Федюня снова держал свой путь через раскалённый полдень, подставляя под острые прямые лучи жидкую шевелюру с просвечивающей розовой кожей. Он не замечал сердитое светило, проводя себя в прохладе воспоминаний, остужающих разгорячённый мозг. И за каждым окном, за каждой, дверью знали, куда несёт старик своё дряхлеющее тело, какую работу ожидают его вздрагивающие даже для стороннего наблюдателя руки. И в каждом доме вздохнули с облегчением, истово веря, что свершится, наконец, избавление - отойдёт от человека страх и беспомощность перед злым. Разом стихли жалящие шёпотки, засквозило в голосе сочувствие и даже жалость. Ведь, в сущности, чем провинился этот беспомощный старик? Не его рук злые дела, творившиеся под покатой крышей. Но его грех, его - то, что молчал и молча же сносил унижения и не строил преград перед ледяным прикосновением. А от него не помогали ни начертанные мелом на окнах и дверях косые кресты, ни иголки, натыканные кверху жалом по всей одежде, ни наспех прочитанные молитвы. Намеченное всем миром не должно, не может не помочь, иначе грош цена людским страданиям и мукам, принятым ради живших когда-то и живущих сейчас. Одна надежда осталась у нас, Господи! На одного уповаем и в одного веруем! Помоги ему развязать стянутые жестокой рукой путы и облегчить страдания! Пусть сбудется всё задуманное и определённое! Пусть!

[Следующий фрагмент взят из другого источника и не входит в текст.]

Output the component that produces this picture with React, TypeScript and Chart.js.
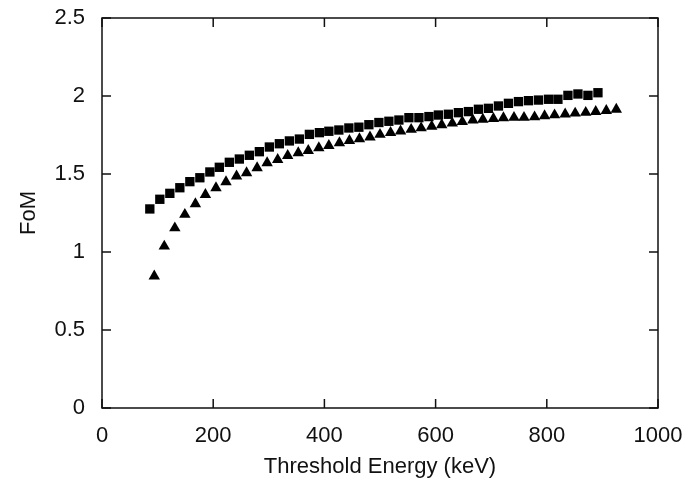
import React, { useEffect, useRef } from "react";
import { Chart, registerables } from "chart.js";

Chart.register(...registerables);

const squareEnergy = [86, 104, 122, 140, 158, 176, 194, 211, 229, 247, 265, 283, 301, 319, 337, 355, 373, 391, 408, 426, 444, 462, 480, 498, 516, 534, 552, 570, 588, 605, 623, 641, 659, 677, 695, 713, 731, 749, 767, 785, 803, 820, 838, 856, 874, 892];
const squareFoM = [1.276, 1.338, 1.376, 1.412, 1.451, 1.476, 1.513, 1.543, 1.575, 1.596, 1.62, 1.643, 1.673, 1.694, 1.712, 1.724, 1.754, 1.765, 1.774, 1.782, 1.795, 1.8, 1.816, 1.83, 1.838, 1.846, 1.861, 1.861, 1.868, 1.878, 1.883, 1.893, 1.9, 1.915, 1.921, 1.936, 1.953, 1.964, 1.97, 1.974, 1.979, 1.979, 2.004, 2.013, 2.004, 2.021];

const triangleEnergy = [94, 112, 131, 149, 168, 186, 205, 223, 242, 260, 279, 297, 316, 334, 353, 371, 390, 408, 427, 445, 463, 482, 500, 519, 537, 556, 574, 593, 611, 630, 648, 667, 685, 704, 722, 741, 759, 778, 796, 814, 833, 851, 870, 888, 907, 925];
const triangleFoM = [0.845, 1.037, 1.154, 1.24, 1.308, 1.368, 1.411, 1.449, 1.486, 1.507, 1.539, 1.571, 1.592, 1.618, 1.635, 1.65, 1.667, 1.682, 1.699, 1.714, 1.725, 1.736, 1.753, 1.765, 1.775, 1.785, 1.795, 1.805, 1.815, 1.825, 1.835, 1.845, 1.85, 1.855, 1.86, 1.862, 1.862, 1.865, 1.872, 1.878, 1.884, 1.889, 1.894, 1.9, 1.906, 1.914];

const xTicks = [0, 200, 400, 600, 800, 1000];
const xTickLabels = ["0", "200", "400", "600", "800", "1000"];
const yTicks = [0, 0.5, 1, 1.5, 2, 2.5];
const yTickLabels = ["0", "0.5", "1", "1.5", "2", "2.5"];

const xTitle = "Threshold Energy (keV)";
const yTitle = "FoM";

const FONT = "'Liberation Sans', Arial, Helvetica, sans-serif";
const INK = "#111111";
const FS = 22;

const frameTicks = {
  id: "frameTicks",
  afterDatasetsDraw(chart: any) {
    const { ctx, chartArea, scales } = chart;
    const { left, right, top, bottom } = chartArea;
    const len = 9;
    ctx.save();
    ctx.strokeStyle = INK;
    ctx.lineWidth = 1.5;
    ctx.beginPath();
    ctx.rect(left, top, right - left, bottom - top);
    ctx.stroke();
    ctx.beginPath();
    for (const v of xTicks) {
      const x = scales.x.getPixelForValue(v);
      ctx.moveTo(x, bottom);
      ctx.lineTo(x, bottom - len);
      ctx.moveTo(x, top);
      ctx.lineTo(x, top + len);
    }
    for (const v of yTicks) {
      const y = scales.y.getPixelForValue(v);
      ctx.moveTo(left, y);
      ctx.lineTo(left + len, y);
      ctx.moveTo(right, y);
      ctx.lineTo(right - len, y);
    }
    ctx.stroke();
    ctx.restore();
  },
};

export default function App() {
  const ref = useRef<HTMLCanvasElement | null>(null);

  useEffect(() => {
    if (!ref.current) return;
    const chart = new Chart(ref.current, {
      type: "scatter",
      data: {
        datasets: [
          {
            label: "squares",
            data: squareEnergy.map((x, i) => ({ x, y: squareFoM[i] })),
            pointStyle: "rect",
            pointRadius: 6.6,
            pointBackgroundColor: "#000",
            pointBorderWidth: 0,
            showLine: false,
          },
          {
            label: "triangles",
            data: triangleEnergy.map((x, i) => ({ x, y: triangleFoM[i] })),
            pointStyle: "triangle",
            pointRadius: 6.6,
            pointBackgroundColor: "#000",
            pointBorderWidth: 0,
            showLine: false,
          },
        ],
      },
      options: {
        responsive: false,
        animation: false,
        layout: { padding: { left: 0, right: 33, top: 18, bottom: 0 } },
        plugins: {
          legend: { display: false },
          tooltip: { enabled: false },
        },
        scales: {
          x: {
            type: "linear",
            min: 0,
            max: 1000,
            afterFit: (s: any) => {
              s.height = 74;
              s.paddingLeft = 0;
              s.paddingRight = 0;
            },
            afterBuildTicks: (s: any) => {
              s.ticks = xTicks.map((v) => ({ value: v }));
            },
            grid: { display: false, drawTicks: false },
            border: { display: false },
            ticks: {
              padding: 15,
              color: INK,
              font: { family: FONT, size: FS },
              maxRotation: 0,
              callback: (v: any) => {
                const i = xTicks.indexOf(Number(v));
                return i >= 0 ? xTickLabels[i] : "";
              },
            },
            title: {
              display: true,
              text: xTitle,
              color: INK,
              font: { family: FONT, size: FS },
              padding: { top: 0, bottom: 2 },
            },
          },
          y: {
            type: "linear",
            min: 0,
            max: 2.5,
            afterFit: (s: any) => {
              s.width = 102;
              s.paddingTop = 0;
              s.paddingBottom = 0;
            },
            afterBuildTicks: (s: any) => {
              s.ticks = yTicks.map((v) => ({ value: v }));
            },
            grid: { display: false, drawTicks: false },
            border: { display: false },
            ticks: {
              padding: 17,
              color: INK,
              font: { family: FONT, size: FS },
              callback: (v: any) => {
                const i = yTicks.indexOf(Number(v));
                return i >= 0 ? yTickLabels[i] : "";
              },
            },
            title: {
              display: true,
              text: yTitle,
              color: INK,
              font: { family: FONT, size: FS },
              padding: { top: 16, bottom: 0 },
            },
          },
        },
      },
      plugins: [frameTicks],
    });
    return () => chart.destroy();
  }, []);

  return (
    <div style={{ position: "fixed", left: 0, top: 0, width: 691, height: 482, background: "#fff" }}>
      <canvas ref={ref} width={691} height={482} style={{ display: "block" }} />
    </div>
  );
}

Вот и она, пугавшая людей и скотину, та, которую обходил ветер и миновала громовая стрела, опалив только вершинку. Федюня аккуратно уложил на землю заступ, примерился, поплевал по старой привычке на руки и отколол первую щепку, ещё раз удивившись отменно сработанному топору. Тот ходил легко и весело, стосковавшись в безвременьи по работе. И опять удовольствие от труда отодвинуло от Федюни сегодняшний страшный день куда-то далеко, на самый краешек стариковского сознания. В радостном забытье представил он себя за привычным делом, которым славился на всю округу. Среди охотников и рыбаков престижным считалось выходить на промысел в Федюниной лодке-осиновке, которые ладил он всю жизнь, вызнав секреты ремесла от недолго жившего отца. Вот и сейчас намечал он последующие этапы нелёгкого и небыстрого дела, посетовав, что и яма ещё не готова, не налажены толстенькие короткие чурки для медленного огня, на котором должен выпариваться долблёный ствол. Силился вспомнить Федюня, куда подевались бурав и другие мелочи, пригодные для рождения лодки - юркой, но валкой на ходу, с разведёнными низенькими бортами. И до боли захотелось ему вновь очутиться на носу собственной осиновки, сжимая внимательную и чуткую острогу. И чтобы свет обливал со смолистого факела прозрачную до дна воду, чтобы мелькали ленивые тени в светлом пятне на тёмной ночной реке. Он любил лучить рыбу, и поэтому единственное развлечение на Святках, которое выспорил Федюня себе ещё в молодости, был весёлый, как казалось, обряд. На носу украшенной вениками и ленточками лодки полыхал факел, а Федюня, как горделивый бог воды и влаги, властитель рыб и донных жителей, стоял со своей острогой рядом и бил воображаемую рыбу. Смешно шевелились уши запряженной в лодку кобылы, скребло по смёрзшимся катышкам снега днище, а кругом скалились пьяные лица. Считалось, что река, которую к тому же по весне одаривали монетами и хлебушком, воздаст за это богатым рыбным припасом.